Fig.1. Location and Accessibility Map of the Study Area.

1.2 Statement of Problem

The Ohe pond is situated within the lateritic Sandstone cap of the Nsukka Formation. The Nsukka Formation is essentially made up of layers of Sandstone, Shales and Clays with some heterolithic of Siltsone and Clay, and capped by the lateritic overburden. The lateritic overburden is extensive and covers large area. Naturally a laterite serves as an unconfined aquifer for accumulation of water following precipitation. The Clay lenses serve as stratigraphic trap by terminating the downward percolation of the accumulated water.

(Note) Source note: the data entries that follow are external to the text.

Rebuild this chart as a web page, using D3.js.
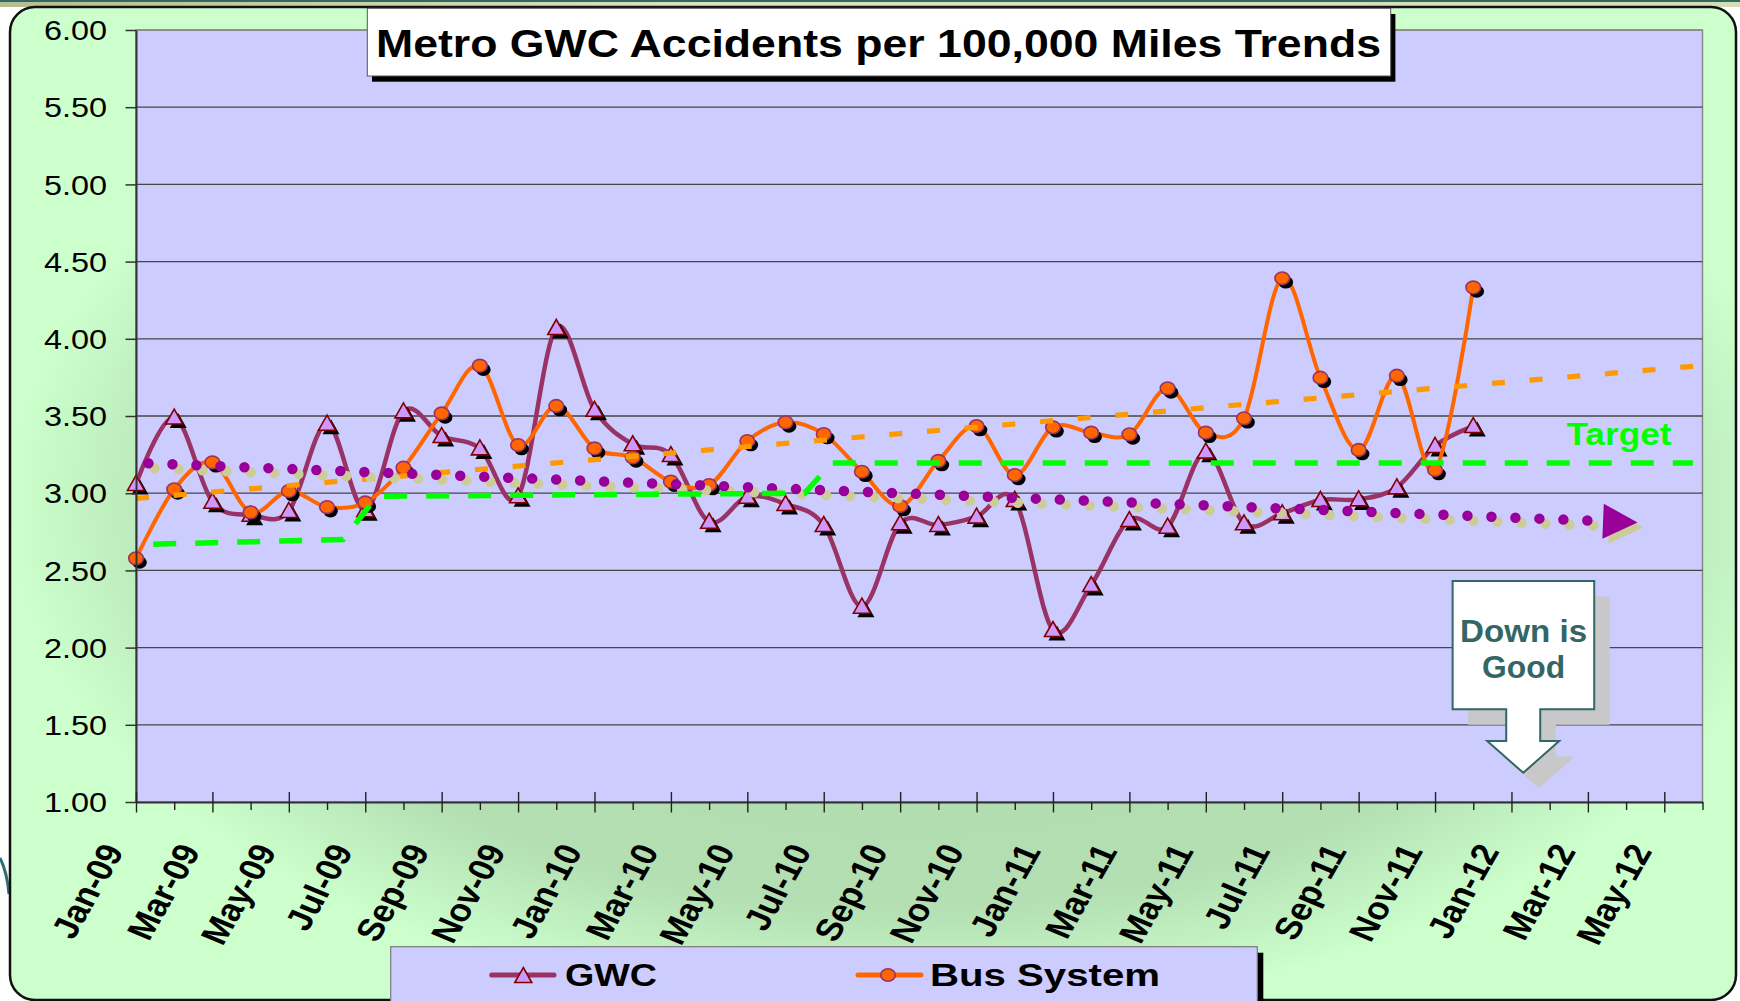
<!DOCTYPE html>
<html><head><meta charset="utf-8">
<script src="https://cdn.jsdelivr.net/npm/d3@7"></script>
<style>
html,body{margin:0;padding:0;background:#fff;}
svg{display:block;}
text{font-family:Arial,"Liberation Sans",sans-serif;}
</style></head><body>
<svg id="chart" width="1740" height="1001"></svg>
<script>
// ---------------- data ----------------
const months = ["Jan-09","Feb-09","Mar-09","Apr-09","May-09","Jun-09","Jul-09","Aug-09","Sep-09","Oct-09","Nov-09","Dec-09",
  "Jan-10","Feb-10","Mar-10","Apr-10","May-10","Jun-10","Jul-10","Aug-10","Sep-10","Oct-10","Nov-10","Dec-10",
  "Jan-11","Feb-11","Mar-11","Apr-11","May-11","Jun-11","Jul-11","Aug-11","Sep-11","Oct-11","Nov-11","Dec-11",
  "Jan-12","Feb-12","Mar-12","Apr-12","May-12","Jun-12"];
const gwc = [3.06,3.49,2.945,2.86,2.885,3.45,2.89,3.53,3.37,3.29,2.98,4.07,
  3.54,3.317,3.247,2.815,2.977,2.93,2.794,2.265,2.805,2.794,2.848,2.956,
  2.114,2.405,2.826,2.783,3.269,2.805,2.87,2.956,2.96,3.038,3.306,3.435];
const bus = [2.578,3.025,3.20,2.876,3.014,2.91,2.94,3.165,3.517,3.826,3.312,3.565,
  3.29,3.232,3.075,3.053,3.338,3.459,3.383,3.139,2.917,3.209,3.435,3.118,
  3.427,3.392,3.381,3.679,3.392,3.485,4.392,3.748,3.280,3.761,3.150,4.333];
const targetMonth = [0.45, 5.42, 6.31, 17.5, 18.21, 40.75];
const targetValue = [2.67, 2.70, 2.98, 3.00, 3.195, 3.195];
const yTicks = [1.0,1.5,2.0,2.5,3.0,3.5,4.0,4.5,5.0,5.5,6.0];
const seriesNames = ["GWC","Bus System"];
const titleText = "Metro GWC Accidents per 100,000 Miles Trends";
const targetLabel = "Target";
const calloutLines = ["Down is","Good"];
const gwcTrendEnd = 39.3;   // forecast end (month index)
const busTrendEnd = 41;

// ---------------- setup ----------------
const svg = d3.select("#chart");
const defs = svg.append("defs");
const rg = defs.append("radialGradient").attr("id","bgGrad").attr("cx","52%").attr("cy","50%").attr("r","52%");
rg.append("stop").attr("offset","0%").attr("stop-color","#ACD8AC");
rg.append("stop").attr("offset","78%").attr("stop-color","#B3DFB3");
rg.append("stop").attr("offset","100%").attr("stop-color","#CCFFCC");
const tg = defs.append("linearGradient").attr("id","topGrad").attr("x1","0").attr("x2","1");
tg.append("stop").attr("offset","0%").attr("stop-color","#B9BC92");
tg.append("stop").attr("offset","40%").attr("stop-color","#DDE2BE");
tg.append("stop").attr("offset","100%").attr("stop-color","#D5DDB6");

const x = d3.scaleLinear().domain([0, months.length - 1]).range([136, 1702.5]);
const y = d3.scaleLinear().domain([1, 6]).range([802, 30]);

// page decorations
svg.append("rect").attr("x",0).attr("y",0).attr("width",1740).attr("height",7).attr("fill","url(#topGrad)");
svg.append("rect").attr("x",0).attr("y",0).attr("width",1740).attr("height",2).attr("fill","#2E6A60");
svg.append("path").attr("d","M0,858 Q7,872 9,894").attr("stroke","#2F6F6F").attr("stroke-width",3).attr("fill","none");

// chart area
svg.append("rect").attr("x",10).attr("y",7).attr("width",1726).attr("height",993).attr("rx",25)
  .attr("fill","url(#bgGrad)").attr("stroke","#111").attr("stroke-width",2.5);

// plot area
svg.append("rect").attr("x",x(0)).attr("y",y(6)).attr("width",x(41)-x(0)).attr("height",y(1)-y(6))
  .attr("fill","#CCCCFF").attr("stroke","#8a8a8a").attr("stroke-width",1.5);

// gridlines
svg.append("g").selectAll("line").data(yTicks.filter(d => d > 1)).join("line")
  .attr("x1",x(0)).attr("x2",x(41)).attr("y1",d=>y(d)).attr("y2",d=>y(d))
  .attr("stroke",d => d === 6 ? "#8a8a8a" : "#464646").attr("stroke-width",1.3);

// ---------------- series ----------------
const curve = d3.curveCatmullRom.alpha(0);
const line = d3.line().x((d,i)=>x(i)).y(d=>y(d)).curve(curve);
const triPath = "M0,-8.5 L8.5,6.5 L-8.5,6.5 Z";

function drawSeries(vals, color, width, kind){
  const g = svg.append("g");
  g.append("path").datum(vals).attr("d",line).attr("fill","none").attr("stroke",color)
    .attr("stroke-width",width).attr("stroke-linejoin","round").attr("stroke-linecap","round");
  const m = g.selectAll("g.mk").data(vals).join("g").attr("class","mk")
    .attr("transform",(d,i)=>`translate(${x(i)},${y(d)})`);
  if (kind === "tri") {
    m.append("path").attr("d",triPath).attr("transform","translate(4,4)").attr("fill","#000");
    m.append("path").attr("d",triPath).attr("fill","#CC99FF").attr("stroke","#800000").attr("stroke-width",1.6);
  } else {
    m.append("ellipse").attr("cx",3.5).attr("cy",4).attr("rx",7.3).attr("ry",6.3).attr("fill","#000");
    m.append("ellipse").attr("rx",7.3).attr("ry",6.3).attr("fill","#FF6600").attr("stroke","#993366").attr("stroke-width",1.6);
  }
}
drawSeries(gwc, "#993366", 4.5, "tri");
drawSeries(bus, "#FF6600", 4, "circ");

// ---------------- trendlines ----------------
function linreg(vals){
  const mx = d3.mean(vals,(d,i)=>i), my = d3.mean(vals);
  let sxy = 0, sxx = 0;
  vals.forEach((v,i)=>{ sxy += (i-mx)*(v-my); sxx += (i-mx)*(i-mx); });
  const b = sxy/sxx; return {a: my - b*mx, b};
}
const busFit = linreg(bus), gwcFit = linreg(gwc);

// Bus trend (orange dashed)
svg.append("path").datum([0, busTrendEnd]).attr("d", d3.line().x(d=>x(d)).y(d=>y(busFit.a+busFit.b*d)))
  .attr("fill","none").attr("stroke","#FF9900").attr("stroke-width",5.2).attr("stroke-dasharray","13 24.8");

// GWC trend (purple dotted with arrow + tan shadow)
const p0 = [x(0), y(gwcFit.a)];
const p1 = [x(gwcTrendEnd), y(gwcFit.a + gwcFit.b*gwcTrendEnd)];
const len = Math.hypot(p1[0]-p0[0], p1[1]-p0[1]);
const ux = (p1[0]-p0[0])/len, uy = (p1[1]-p0[1])/len;
const arrowL = 34.5, arrowH = 17.5;
const base = [p1[0]-arrowL*ux, p1[1]-arrowL*uy];
const arrowPts = [p1, [base[0]-arrowH*uy, base[1]+arrowH*ux], [base[0]+arrowH*uy, base[1]-arrowH*ux]];
function drawGwcTrend(color, dx, dy){
  const g = svg.append("g").attr("transform",`translate(${dx},${dy})`);
  g.append("path").attr("d", d3.line()([p0, base])).attr("fill","none").attr("stroke",color)
    .attr("stroke-width",10.5).attr("stroke-linecap","round").attr("stroke-dasharray","0 24").attr("stroke-dashoffset",-12.5);
  g.append("path").attr("d", d3.line()(arrowPts)+"Z").attr("fill",color);
}
drawGwcTrend("#CCCC99", 6, 5);
drawGwcTrend("#990099", 0, 0);

// Target (green dashed)
svg.append("path").datum(targetMonth.map((m,i)=>[m,targetValue[i]]))
  .attr("d", d3.line().x(d=>x(d[0])).y(d=>y(d[1])))
  .attr("fill","none").attr("stroke","#00FF00").attr("stroke-width",5.5).attr("stroke-dasharray","23 19");
svg.append("text").attr("x",x(37.44)).attr("y",y(3.312)).text(targetLabel)
  .attr("font-size",32).attr("font-weight","bold").attr("fill","#00FF00")
  .attr("textLength",105).attr("lengthAdjust","spacingAndGlyphs");

// ---------------- axes ----------------
const yAxis = svg.append("g").attr("transform",`translate(${x(0)},0)`)
  .call(d3.axisLeft(y).tickValues(yTicks).tickFormat(d3.format(".2f")).tickSize(10.5).tickSizeOuter(0));
yAxis.select(".domain").attr("stroke","#333").attr("stroke-width",2);
yAxis.selectAll(".tick line").attr("stroke","#333").attr("stroke-width",1.5);
yAxis.selectAll(".tick text").attr("x",0).attr("dy","0.36em")
  .attr("transform","translate(-29,0) scale(1.2,1)").attr("font-size",27).attr("fill","#000")
  .attr("font-family","Arial, 'Liberation Sans', sans-serif");

const xAxis = svg.append("g").attr("transform",`translate(0,${y(1)})`)
  .call(d3.axisBottom(x).tickValues(d3.range(months.length)).tickFormat(i => i % 2 === 0 ? months[i] : "").tickSizeOuter(0));
xAxis.select(".domain").attr("stroke","#333").attr("stroke-width",2.2);
xAxis.selectAll(".tick line").attr("stroke","#222").attr("stroke-width",1.4)
  .attr("y1",(d)=> d % 2 === 0 ? -10 : 0).attr("y2",(d)=> d % 2 === 0 ? 10.5 : 8);
xAxis.selectAll(".tick text").attr("x",0).attr("y",0).attr("dy",0)
  .attr("transform","translate(-12,49) scale(1.17,1) rotate(-64)")
  .style("text-anchor","end").attr("font-size",31.5).attr("font-weight","bold").attr("fill","#000")
  .attr("font-family","Arial, 'Liberation Sans', sans-serif");

// ---------------- callout ----------------
const cx0 = x(34.46), cy0 = y(2.431);
const bw = 141.6, bh = 128.3;
const calloutD = `M0,0 H${bw} V${bh} H87.6 V160 H106.6 L70.6,191.7 L34.6,160 H53.6 V${bh} H0 Z`;
svg.append("path").attr("d",calloutD).attr("transform",`translate(${cx0+15.5},${cy0+15.5})`).attr("fill","#C8C8C8");
svg.append("path").attr("d",calloutD).attr("transform",`translate(${cx0},${cy0})`)
  .attr("fill","#fff").attr("stroke","#336666").attr("stroke-width",2);
const cl = svg.append("g").attr("transform",`translate(${cx0+71},${cy0})`);
cl.append("text").attr("x",0).attr("y",60.7).text(calloutLines[0]).attr("text-anchor","middle")
  .attr("font-size",32).attr("font-weight","bold").attr("fill","#336666")
  .attr("textLength",127).attr("lengthAdjust","spacingAndGlyphs");
cl.append("text").attr("x",0).attr("y",97.3).text(calloutLines[1]).attr("text-anchor","middle")
  .attr("font-size",32).attr("font-weight","bold").attr("fill","#336666")
  .attr("textLength",83).attr("lengthAdjust","spacingAndGlyphs");

// ---------------- title ----------------
svg.append("rect").attr("x",372).attr("y",14).attr("width",1023.4).attr("height",67.7).attr("fill","#000");
svg.append("rect").attr("x",367.3).attr("y",8.3).attr("width",1023.4).attr("height",67.7)
  .attr("fill","#fff").attr("stroke","#555").attr("stroke-width",1);
svg.append("text").attr("x",376).attr("y",56.7).text(titleText).attr("font-size",38).attr("font-weight","bold")
  .attr("fill","#000").attr("textLength",1005).attr("lengthAdjust","spacingAndGlyphs");

// ---------------- legend ----------------
const lg = svg.append("g");
lg.append("rect").attr("x",396.7).attr("y",952.7).attr("width",866.6).attr("height",70).attr("fill","#000");
lg.append("rect").attr("x",390.7).attr("y",946.7).attr("width",866.6).attr("height",70)
  .attr("fill","#CCCCFF").attr("stroke","#7a7a7a").attr("stroke-width",1.2);
const legendItems = [
  {name: seriesNames[0], x0: 491.7, x1: 554, mx: 523.3, tx: 565, tl: 92, color:"#993366", kind:"tri"},
  {name: seriesNames[1], x0: 858, x1: 921, mx: 888, tx: 930, tl: 230, color:"#FF6600", kind:"circ"}];
legendItems.forEach(it => {
  lg.append("line").attr("x1",it.x0).attr("x2",it.x1).attr("y1",975).attr("y2",975)
    .attr("stroke",it.color).attr("stroke-width",5).attr("stroke-linecap","round");
  if (it.kind === "tri") lg.append("path").attr("d",triPath).attr("transform",`translate(${it.mx},976)`)
    .attr("fill","#CC99FF").attr("stroke","#800000").attr("stroke-width",1.6);
  else lg.append("ellipse").attr("cx",it.mx).attr("cy",975).attr("rx",7.3).attr("ry",6.3)
    .attr("fill","#FF6600").attr("stroke","#993366").attr("stroke-width",1.6);
  lg.append("text").attr("x",it.tx).attr("y",986).text(it.name).attr("font-size",32).attr("font-weight","bold")
    .attr("fill","#000").attr("textLength",it.tl).attr("lengthAdjust","spacingAndGlyphs");
});
</script>
</body></html>
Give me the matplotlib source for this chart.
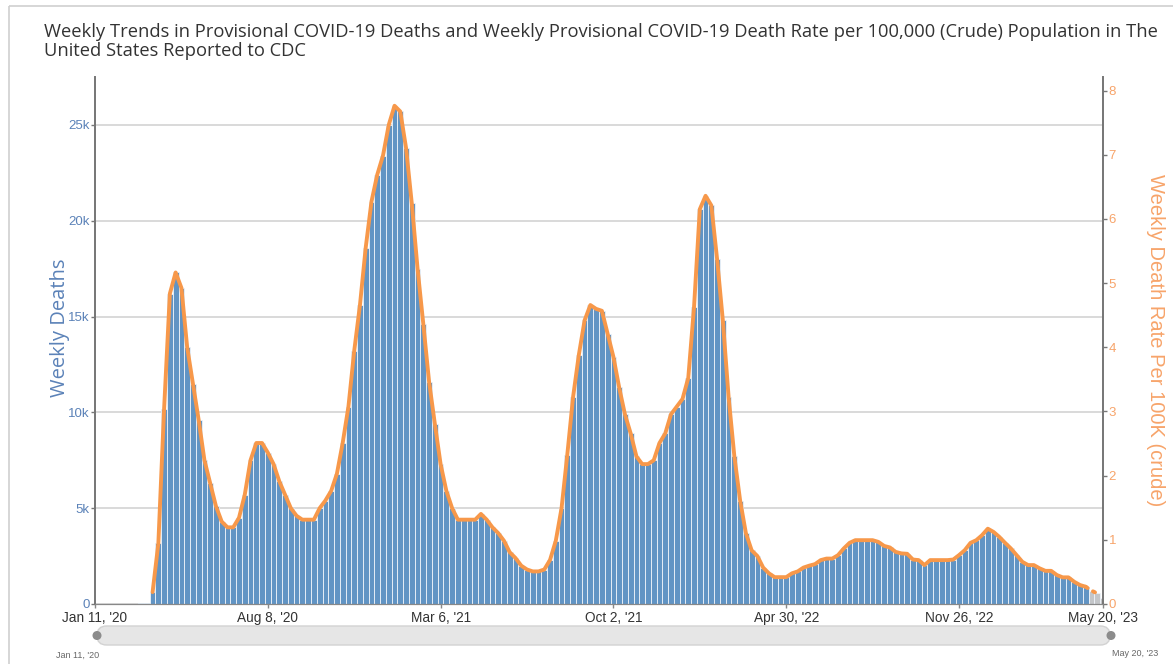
import matplotlib.pyplot as plt
import numpy as np
import pandas as pd
from matplotlib.patches import FancyBboxPatch, Rectangle, Circle

# weekly provisional covid-19 deaths, week ending Jan 11 2020 .. May 20 2023
weeks = pd.date_range('2020-01-11', '2023-05-20', freq='W-SAT')
deaths = [
    0, 0, 0, 0, 0, 0, 0, 5, 40, 60,
    620, 3170, 10200, 16200, 17300, 16500, 13400, 11500, 9600, 7500,
    6300, 5100, 4300, 4000, 4000, 4500, 5700, 7500, 8400, 8400,
    7900, 7300, 6400, 5700, 5000, 4600, 4400, 4400, 4400, 5000,
    5400, 5900, 6800, 8400, 10300, 13200, 15600, 18600, 21000, 22400,
    23400, 25000, 26000, 25700, 23800, 20900, 17500, 14600, 11600, 9400,
    7300, 5900, 5000, 4400, 4400, 4400, 4400, 4700, 4400, 4000,
    3700, 3300, 2700, 2400, 2000, 1800, 1700, 1700, 1800, 2300,
    3300, 5000, 7800, 10800, 13000, 14800, 15600, 15400, 15300, 14100,
    12900, 11300, 9900, 8900, 7700, 7300, 7300, 7500, 8400, 8900,
    9900, 10300, 10700, 11800, 15500, 20600, 21300, 20800, 18000, 14800,
    10800, 7700, 5400, 3700, 2800, 2500, 1900, 1600, 1400, 1400,
    1400, 1600, 1700, 1900, 2000, 2080, 2290, 2370, 2370, 2550,
    2900, 3190, 3330, 3330, 3330, 3330, 3240, 3030, 2950, 2720,
    2640, 2620, 2320, 2290, 2030, 2290, 2290, 2290, 2290, 2320,
    2550, 2810, 3190, 3330, 3590, 3930, 3760, 3500, 3190, 2900,
    2550, 2200, 2030, 2030, 1860, 1730, 1730, 1510, 1390, 1390,
    1160, 990, 900, 700, 550, 300,
]
first_rate_week = 10      # rate line starts here
n_incomplete = 3          # last weeks shown in grey (incomplete data)
population = 334.9e6      # crude rate denominator

xtick_dates = ['2020-01-11', '2020-08-08', '2021-03-06', '2021-10-02',
               '2022-04-30', '2022-11-26', '2023-05-20']
xtick_labels = ["Jan 11, '20", "Aug 8, '20", "Mar 6, '21", "Oct 2, '21",
                "Apr 30, '22", "Nov 26, '22", "May 20, '23"]
ytick_vals = [0, 5000, 10000, 15000, 20000, 25000]
ytick_labels = ['0', '5k', '10k', '15k', '20k', '25k']

title = ("Weekly Trends in Provisional COVID-19 Deaths and Weekly Provisional COVID-19 "
         "Death Rate per 100,000 (Crude) Population in The\nUnited States Reported to CDC")

blue = '#6194c4'
grey_bar = '#c4c6c9'
orange = '#f7984a'
blue_txt = '#5b82b8'
orange_txt = '#f7a46a'

deaths = np.array(deaths, dtype=float)
rate = deaths / population * 1e5
rate[:first_rate_week] = np.nan

W, H = 1173, 664
fig = plt.figure(figsize=(W / 100, H / 100), dpi=100)
plt.rcParams['font.family'] = ['Liberation Sans', 'DejaVu Sans']

# background layer in pixel coordinates for frame and range slider
bg = fig.add_axes([0, 0, 1, 1], zorder=-1)
bg.set_xlim(0, W)
bg.set_ylim(H, 0)
bg.axis('off')
bg.add_patch(Rectangle((9, 6), W + 20, H + 20, fill=False, edgecolor='#cfcfcf', linewidth=1.2))
bg.add_patch(FancyBboxPatch((97, 626), 1110 - 97, 19, boxstyle='round,pad=0,rounding_size=9.5',
                            facecolor='#e6e6e6', edgecolor='#d2d2d2', linewidth=1))
for hx in (97, 1111):
    bg.add_patch(Circle((hx, 635.5), 4.5, facecolor='#8c8c8c', edgecolor='none'))

ax = fig.add_axes([95 / W, 1 - 604 / H, (1103 - 95) / W, (604 - 77) / H])
ax2 = ax.twinx()

colors = [blue] * (len(deaths) - n_incomplete) + [grey_bar] * n_incomplete
ax.bar(weeks, deaths, width=7, color=colors, edgecolor='#eef3f9', linewidth=0.6, zorder=2)

n_solid = len(deaths) - n_incomplete
ax2.plot(weeks[:n_solid], rate[:n_solid], color=orange, linewidth=2.8,
         solid_joinstyle='round', solid_capstyle='round', zorder=3)
ax2.plot(weeks[n_solid - 1:n_solid + 2], rate[n_solid - 1:n_solid + 2], color=orange,
         linewidth=2.8, linestyle=(0, (0.6, 1.6)), dash_capstyle='round', zorder=3)

x0, x1 = pd.Timestamp('2020-01-11'), pd.Timestamp('2023-05-20')
ax.set_xlim(x0, x1)
ax.set_ylim(0, 27500)
ax2.set_ylim(0, 27500 / population * 1e5)

ax.set_yticks(ytick_vals)
ax.set_yticklabels(ytick_labels)
ax.yaxis.grid(True, color='#d0d0d0', linewidth=1.1)
ax.set_axisbelow(True)
ax.tick_params(axis='y', colors='#777777', labelcolor=blue_txt, labelsize=9.5,
               length=3, width=1, pad=1)
ax.set_xticks(pd.to_datetime(xtick_dates))
ax.set_xticklabels(xtick_labels)
ax.tick_params(axis='x', colors='#888888', labelcolor='#333333', labelsize=9.8,
               length=3, width=1, pad=2)

ax2.set_yticks(range(0, 9))
ax2.tick_params(axis='y', colors='#777777', labelcolor=orange_txt, labelsize=9.5,
                length=3, width=1, pad=1)

for a in (ax, ax2):
    a.spines['top'].set_visible(False)
    a.spines['left'].set_color('#777777')
    a.spines['right'].set_color('#777777')
    a.spines['bottom'].set_color('#888888')
    a.spines['left'].set_linewidth(1.3)
    a.spines['right'].set_linewidth(1.3)

fig.text(60 / W, 1 - 328 / H, 'Weekly Deaths', rotation=90, ha='center', va='center',
         fontsize=14.5, color=blue_txt, family=['Open Sans', 'DejaVu Sans'])
fig.text(1155 / W, 1 - 340 / H, 'Weekly Death Rate Per 100K (crude)', rotation=-90,
         ha='center', va='center', fontsize=14.5, color=orange_txt)

fig.text(44 / W, 1 - 23 / H, title, ha='left', va='top', fontsize=13.2,
         color='#333333', family=['Open Sans', 'DejaVu Sans'], linespacing=1.08)

fig.text(78 / W, 1 - 655 / H, "Jan 11, '20", ha='center', va='center', fontsize=6.5, color='#666666')
fig.text(1135 / W, 1 - 654 / H, "May 20, '23", ha='center', va='center', fontsize=6.5, color='#666666')

fig.savefig('out.png', dpi=100)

The Ohe pond has been observed to be perennial having water throughout the year both wet and dry seasons. One striking feature about the area is that as much as an extensive area surrounding the pond is occupied by the same rock material which is the lateritic sandstone, yet the pond is only confined within a small radius of about 85m. This suggests a point source for the larger part of water that feeds the pond. That is to say, that the volume of the water and the perennial nature suggest that the major source of the pond water could be located somewhere beneath the Ohe pond surface. The only plausible explanation could be a connection between the pond area through a Fault / Fracture and a deeper source of groundwater beneath the area.

This research thus sets out to examine the area through the application of geophysical method to evaluate the structure, to determine the possible existence of fault to scientifically explain the reason for the existence of the Ohe pond in the area.     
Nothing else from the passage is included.